Please bear with me a bit on this. I know my title is controversial, but it's serious and detailed question about the explanation Dirac attached to his amazing equations, not the equations themselves.
Imagine for a moment that someone signed onto this group and proposed the following:
Empty space is a lot like a metal, or maybe a semiconductor, because like those materials its chock full of negatively charged electrons occupying different velocity states, only...
Unlike metals or semiconductors, the density of electrons in any one region of space is infinite, because there is no limit to how fast the electrons can move. That is because these are negative energy states in which an electron can always move faster simply by emitting a photon, so there's not "bottom" to how far they can drop and how dense they can become, and...
Unlike metals or semiconductors, there is no exactly balancing sea of positive atomic charges, well, unless maybe there are infinite numbers positively charged atoms too, and...
The resulting infinite negative charge density of real electrons not only doesn't matter but is in fact completely and totally invisible for some reason, and...
The resulting infinite mass density of electrons (recall that these are quite real electrons, only in odd negative-energy kinetic states) also doesn't matter, and...
Unlike the Fermi sea of a metal conduction band, removing an electron from this infinitely dense sea of electrons for some reason doesn't cause other electrons to collapse into it and fill it, even though the negative kinetic velocity electrons are pushed by exactly the same Pauli exclusion forces as the ones in a Fermi band; in short, for reasons not clear, semiconductor-style hole stabilization applies while metal-style hole filling does not (is there a band gap going on here?), and...
Since the infinitely dense negative charges become invisible for no particular stated reason when the electrons fall into negative energy states, these unexpectedly stable open states in the negative energy sea have net positive charge, even though...
... such missing states categorically should have zero charge, since in sharp contrast to the positive ionic background of metallic and semiconductors, the vacuum has no background charge at all, which should leave holes in the mysteriously invisible negative kinetic energy just as uncharged and invisible as that sea for some reason is, and...
Even if you do assume that the negative kinetic state electrons have visible charge, their infinite density would make the "comparatively" but infinitesimally smaller positive charge of such a hole invisible, and...
Repeat this process for every other kind of particle in existence, and...
If you have done all of this and done it correctly, congratulations: You now understand conceptually what anti-electrons (positrons) and other anti-particles are.

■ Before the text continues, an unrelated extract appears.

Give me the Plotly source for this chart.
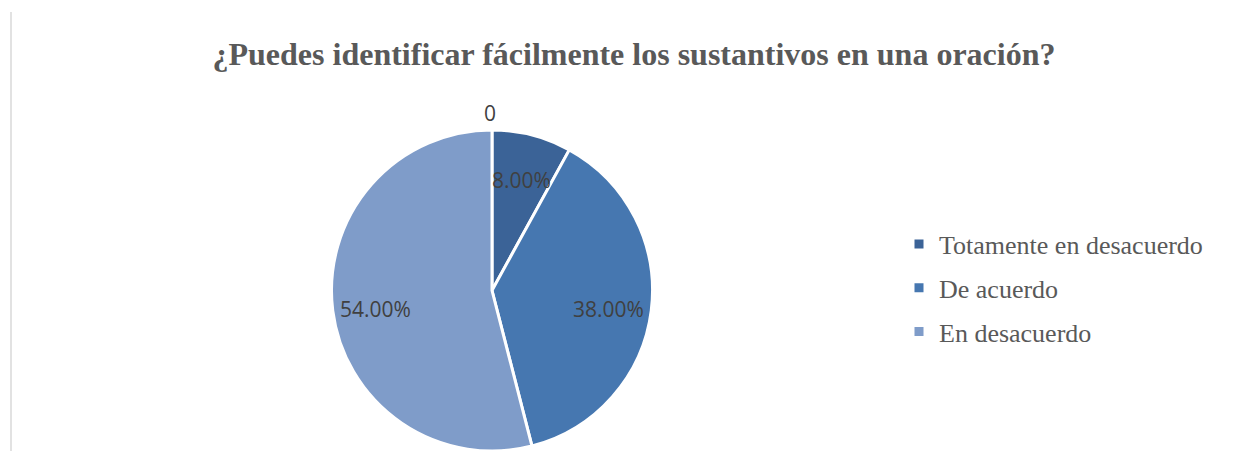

First question: Have I misrepresented any of the implications of Dirac's explanation of positrons as holes in an infinite sea of negative-kinetic-energy electron states? What I have tried very hard to do is nothing more than make a list of the implications of a physics idea, just as people do all the time on this group. Who said it should not really be the issue, not if we are talking about an unelaborated explanation rather than the math itself.
Second question: If someone had proposed a theory in this forum like the one I just described, and you had never heard of it before, what would you have thought of it? Please be honest.
My point in all of this obviously is this: While Paul Dirac's amazing equations (they really are) managed to predict antimatter, his explanation for why his equations require antimatter is... shall we say incompletely analyzed, to put a nice spin on it?
A final thought: Has anyone ever seriously tried to make Dirac's conceptual negative energy sea ideas, the ones that he espoused in his Nobel Lecture, into a real, working theory? And if so, how did they deal with the various issues I described above?
(Me, I just think antiparticles are regular particles moving backward in time. Yeah, that's a pretty weird idea too, I know...)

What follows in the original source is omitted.